È dunque proprio da questi Paesi, storicamente innamorati del made in Italy, che arrivano e continueranno ad arrivare le migliori opportunità per le aziende italiane. “L’importante è non farseli scappare, perché l’Italia deve continuare a fare l’Italia”, ha spiegato Alberto Meomartini, presidente di Assolombarda, nella cui sede era ospitata la presentazione della ricerca. Oppure, se ne potrebbero persino conquistare di nuovi, di potenziali clienti. Che magari già sognano l’Italia attraverso un film, una squadra di calcio, una macchina sportiva, una scarpa di tendenza o la sua gustosissima cucina e che adesso iniziano ad avere i mezzi per potersele permettere.
Tra questi l’unico Paese europeo è la Turchia, già terzo importatore mondiale di oreficeria e gioielleria dall’Italia dietro a Emirati Arabi Uniti e Cina, e primo in Europa davanti alla Russia (163 miliardi stimati nel 2013 contro 50). La Turchia, insieme alla Polonia ma ancora di più per margini di crescita, è l’emergente europeo per eccellenza: quello, nel vecchio continente, che sfornerà più “nuovi ricchi” nei prossimi cinque anni. Tre milioni, sui livelli del Regno Unito e molto di più degli 1,8 milioni della Francia o di altri Paesi che probabilmente da qui al 2018 produrranno più poveri che benestanti.
Un mercato florido, quello turco, ma non l’unico. Secondo un parametro calcolato dagli autori della ricerca, la soglia di Pil pro-capite per iniziare a potersi permettere il “bello” e “ben fatto” in arrivo dallo Stivale è di 8.426 euro: e dunque ecco avvicinarsi nuovi possibili acquirenti dal Messico, dalla Malesia, dal Kazakistan o dal Vietnam. Secondo i dati di Global Insight gli ultimi tre Paesi citati saranno quelli che nel quinquennio 2013-2018 vedranno di più crescere Pil e consumi, collocandosi tra il +5 e il +6%, dietro solo alla Cina e davanti ad altri Brics storici come Russia e Brasile.

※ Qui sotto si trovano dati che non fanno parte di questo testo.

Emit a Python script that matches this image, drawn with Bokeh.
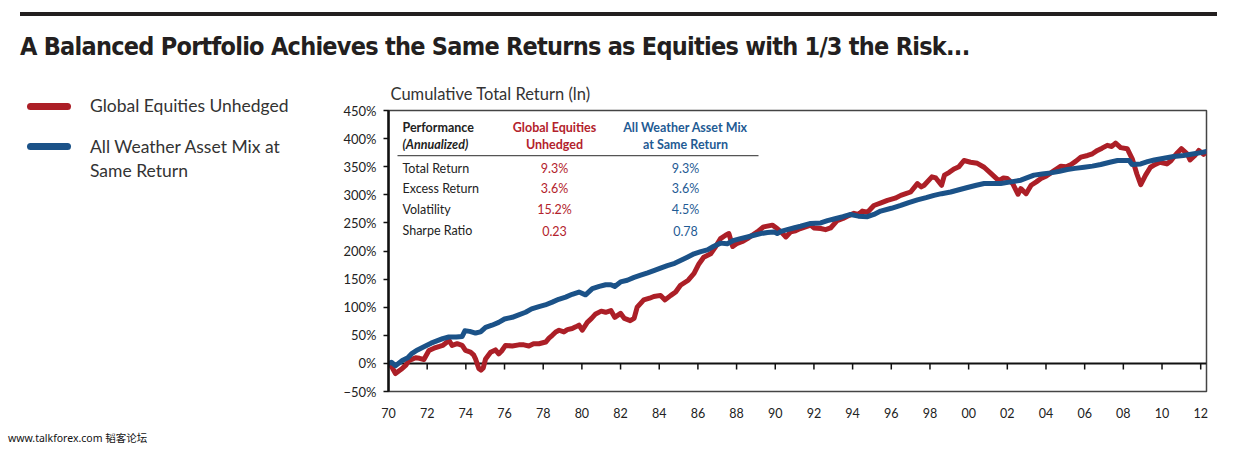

In quel caso però la certezza della partnership è ancora tutta da conquistare. Mentre infatti dei 16.511 miliardi di importazioni totali della Russia nel 2012 oltre 2.500 provenivano dall’Italia, e dei 10 miliardi scarsi della Cina più di mille erano targati Belpaese, la percentuale nei cosiddetti nuovi emergenti è molto più bassa: Kazakistan e Malesia importano per circa 4mila miliardi di euro dal mondo, ma solo per rispettivamente 162 e 54 miliardi dall’Italia, mentre il Vietnam è fermo a 23 sui 3mila e passa complessivi.
E non va meglio nelle previsioni: il Kazakistan nel 2018 importerà per 432 miliardi dal mondo tra occhialeria, oreficeria e gioielleria, ma solo per 13 miliardi dall’Italia. Tra ostacoli (barriere protezionistiche in molti Paesi, specie nel sudamerica) e opportunità (la Cina che cresce meno ma che sta puntando sul boom dei consumi delle famiglie), la vera sfida è anche culturale: per conquistare i nuovi mercati serve produrre, innovare, ma anche continuare a piacere. Prima ancora di esportare un prodotto, se ne esporta l’idea. Anche tramite, ed è questa la curiosa novità dello studio Prometeia-Confindustria, il veicolo culturale: negli ultimi 11 anni la vendita di diritti di libri italiani all’estero è infatti cresciuta del 157%, segno inconfondibile che dall’estero hanno sempre più voglia di lifestyle italiano.